Marleen Naipal attrape un pot de crème pour le visage, jette un coup d'œil au prix sur l'étiquette et le met dans son cabas déjà rempli de produits cosmétiques.
Il ne s'agit pas d'une simple frénésie du shopping: elle a fait un aller-retour de 400 kilomètres en autocar vers l'Allemagne depuis les Pays-Bas, où le coût de la vie élevé est un sujet important à l'approche des élections du 29 octobre.
"Nous avons fait tout le trajet de Rotterdam à Bocholt (en Allemagne) pour une journée de courses, car c'est beaucoup moins cher qu'aux Pays-Bas", explique à l'AFP cette coiffeuse de 53 ans.
"Je pense que certains produits sont à moitié prix, l'excursion d'une journée en vaut vraiment la peine", ajoute cette Néerlandaise, qui a payé environ 40 euros son voyage en bus.
Nuitées au Luxembourg
Elle n'est pas la seule. Lorsque l'AFP s'est jointe à eux, des chasseurs de bonnes affaires néerlandais ont embarqué à Rotterdam, Amsterdam et Utrecht pour traverser la frontière allemande.
Plusieurs transporteurs proposent des voyages "shopping à prix abordables" au départ des Pays-Bas, avec même des nuitées au Luxembourg pour profiter des prix de l'alcool et du tabac.
Ali El-Abassi, le chauffeur du bus, comprend pourquoi les gens parcourent de si longues distances pour faire leurs courses à l'étranger.
"Je trouve vraiment triste le prix élevé des produits alimentaires aux Pays-Bas", confie cet homme de 45 ans à l'AFP.
"Je ne comprends tout simplement pas comment les produits peuvent être deux fois moins chers en Allemagne qu'aux Pays-Bas", ajoute-t-il.
Une enquête menée par l'association néerlandaise de consommateurs Consumentenbond a comparé plus de 130 produits populaires en France, en Allemagne, en Belgique et aux Pays-Bas.
Il a été constaté que les articles étaient en moyenne 15 % moins chers en Allemagne, les marques de meilleure qualité étant jusqu'à 25 % moins chères.
"Pensez notamment aux boissons non-alcoolisées, aux articles ménagers et aux articles de droguerie", indique le rapport de l'association.

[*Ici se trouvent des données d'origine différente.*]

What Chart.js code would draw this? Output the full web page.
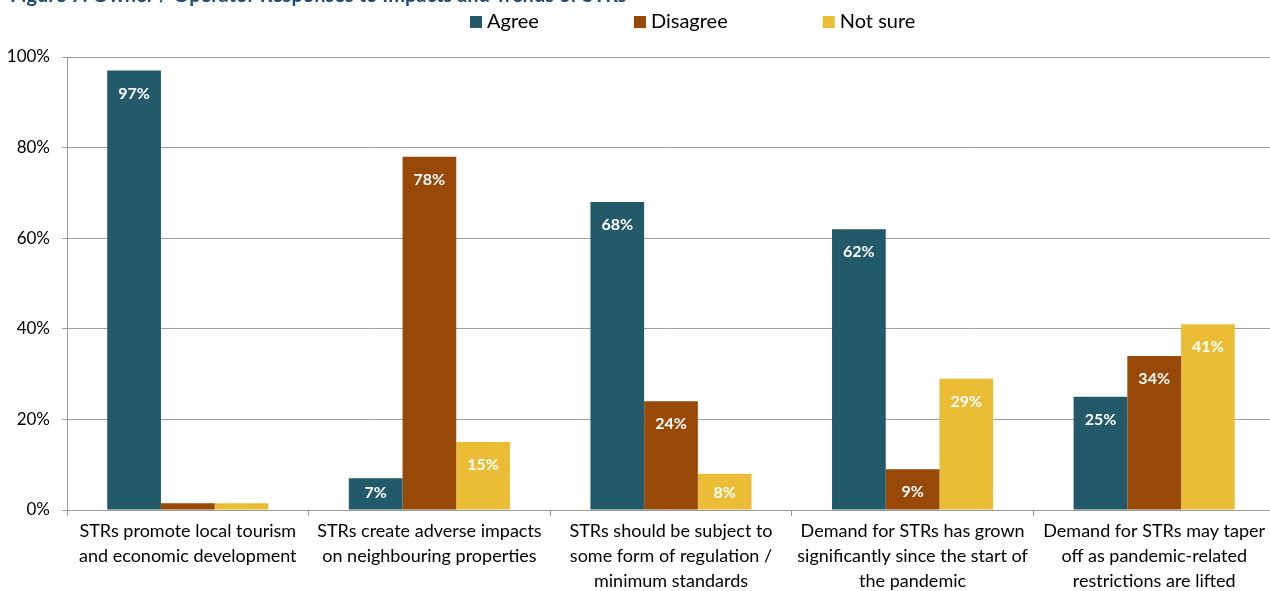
<!DOCTYPE html>
<html>
<head>
  <title>Owner / Operator Responses</title>
  <script src="https://cdn.jsdelivr.net/npm/chart.js"></script>
  <style>
    html, body { margin: 0; padding: 0; background: #fff; overflow: hidden; }
    #wrap { width: 1280px; height: 591px; position: relative; }
  </style>
</head>
<body>
  <div id="wrap"><canvas id="myChart"></canvas></div>

  <script>
    const categories = [
      ['STRs promote local tourism', 'and economic development'],
      ['STRs create adverse impacts', 'on neighbouring properties'],
      ['STRs should be subject to', 'some form of regulation /', 'minimum standards'],
      ['Demand for STRs has grown', 'significantly since the start of', 'the pandemic'],
      ['Demand for STRs may taper', 'off as pandemic-related', 'restrictions are lifted']
    ];
    const agree = [97, 7, 68, 62, 25];
    const disagree = [1.5, 78, 24, 9, 34];
    const notSure = [1.5, 15, 8, 29, 41];
    const yTicks = [0, 20, 40, 60, 80, 100];

    const FONT = 'Lato, "Open Sans", sans-serif';

    // figure heading, partly above the canvas edge
    const headingPlugin = {
      id: 'heading',
      afterDraw(chart) {
        const ctx = chart.ctx;
        ctx.save();
        ctx.fillStyle = '#1f4e79';
        ctx.font = 'bold 20px ' + FONT;
        ctx.textBaseline = 'alphabetic';
        ctx.fillText('Figure 7: Owner / Operator Responses to Impacts and Trends of STRs', 10, 2);
        ctx.restore();
      }
    };

    // legend row: square + label, spaced wide
    const legendPlugin = {
      id: 'wideLegend',
      afterDraw(chart) {
        const ctx = chart.ctx;
        ctx.save();
        ctx.font = '20px ' + FONT;
        ctx.textBaseline = 'middle';
        let x = 470;
        const y = 22;
        chart.data.datasets.forEach(ds => {
          ctx.fillStyle = ds.backgroundColor;
          ctx.fillRect(x, y - 6, 12, 12);
          ctx.fillStyle = '#000';
          ctx.fillText(ds.label, x + 17, y);
          x += 17 + ctx.measureText(ds.label).width + 95;
        });
        ctx.restore();
      }
    };

    // white value labels inside the top of each bar
    const valuePlugin = {
      id: 'values',
      afterDatasetsDraw(chart) {
        const ctx = chart.ctx;
        ctx.save();
        ctx.font = 'bold 16px ' + FONT;
        ctx.fillStyle = '#fff';
        ctx.textAlign = 'center';
        ctx.textBaseline = 'middle';
        chart.data.datasets.forEach((ds, i) => {
          chart.getDatasetMeta(i).data.forEach((bar, j) => {
            const v = ds.data[j];
            if (v < 5) return;
            const y = Math.min(bar.y + 23, bar.base - 17);
            ctx.fillText(Math.round(v) + '%', bar.x, y);
          });
        });
        ctx.restore();
      }
    };

    const ctx = document.getElementById('myChart').getContext('2d');
    new Chart(ctx, {
      type: 'bar',
      data: {
        labels: categories,
        datasets: [
          { label: 'Agree', data: agree, backgroundColor: '#235a69' },
          { label: 'Disagree', data: disagree, backgroundColor: '#984807' },
          { label: 'Not sure', data: notSure, backgroundColor: '#ebbd37' }
        ]
      },
      options: {
        responsive: true,
        maintainAspectRatio: false,
        animation: false,
        layout: { padding: { top: 57, left: 0, right: 5, bottom: 0 } },
        datasets: { bar: { categoryPercentage: 0.667, barPercentage: 1.0 } },
        plugins: {
          legend: { display: false },
          tooltip: { enabled: false }
        },
        scales: {
          x: {
            grid: { offset: true, drawOnChartArea: false, drawTicks: true, tickLength: 6, color: '#999' },
            border: { color: '#999' },
            ticks: { color: '#000', font: { family: FONT, size: 18, lineHeight: 1.39 }, padding: 3, maxRotation: 0 },
            afterFit(scale) { scale.height = 81; }
          },
          y: {
            min: 0, max: 100,
            afterBuildTicks(scale) { scale.ticks = yTicks.map(v => ({ value: v })); },
            grid: { color: '#a0a0a0', tickLength: 5 },
            border: { color: '#999' },
            ticks: { color: '#000', font: { family: FONT, size: 17 }, padding: 12, callback: v => v + '%' },
            afterFit(scale) { scale.width = 67; }
          }
        }
      },
      plugins: [headingPlugin, legendPlugin, valuePlugin]
    });
  </script>
</body>
</html>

"Aux Pays-Bas, ces articles sont souvent en promotion. Mais généralement, même les prix soldés ne sont pas compétitifs par rapport à ceux pratiqués en Allemagne", est-il écrit.
"Ainsi, aux Pays-Bas, avec une offre du type +un acheté, un offert+, on n'obtient en fait rien de gratuit", selon l'association.
"Les gens souffrent vraiment"
Le coût de la vie élevé figure régulièrement parmi les préoccupations majeures des électeurs dans les sondages et devrait peser lourd dans les esprits lorsque les Néerlandais se rendront aux urnes à la fin du mois.
Le dirigeant d'extrême droite Geert Wilders a glané une victoire retentissante aux élections de 2023 après avoir concentré la fin de sa campagne sur le pouvoir d'achat du Néerlandais lambda.
Selon Marcel Lubbers, expert en sciences politiques à l'Université d'Utrecht, de nombreux électeurs associent aussi la crise du coût de la vie à d'autres enjeux.
"Je pense que c'est toujours un sujet important pour beaucoup, mais ils le rattachent à d'autres sujets", comme le logement ou l'immigration, note M. Lubbers auprès de l'AFP.
L'Autorité néerlandaise des consommateurs et des marchés (ACM) a lancé le mois dernier une enquête sur les prix des denrées alimentaires dans les supermarchés.
L'ACM, un organisme gouvernemental, se penche sur les "contraintes territoriales d'approvisionnement", accusées de maintenir les prix élevés aux Pays-Bas.
Par exemple, la réglementation exigeant que toutes les étiquettes soient "faciles à comprendre" empêche les détaillants d'importer des produits en gros de l'étranger, car l'étiquetage n'est pas en néerlandais.
La TVA est également plus élevée aux Pays-Bas qu'en Allemagne : 9 % pour les produits alimentaires (contre 7 %) et 21 % pour les produits non alimentaires (19 % en Allemagne).
"Les prix sont devenus très élevés aux Pays-Bas en très peu de temps. Beaucoup de gens ont du mal à joindre les deux bouts avec un revenu moyen. Et c'est une question de politique", estime Mme Naipal, qui estime que le coût de la vie "influencera certainement nos votes".
"Nous espérons vraiment que les élections nous permettront d'avancer (...) car les gens souffrent vraiment", poursuit-elle.
La coiffeuse se reconcentre sur son shopping et montre fièrement son butin de cosmétiques allemands bon marché.
"J'achète juste ce dont j'ai besoin", précise-t-elle, avant d'esquisser un sourire : "Et peut-être un petit extra si je vois quelque chose de vraiment sympa".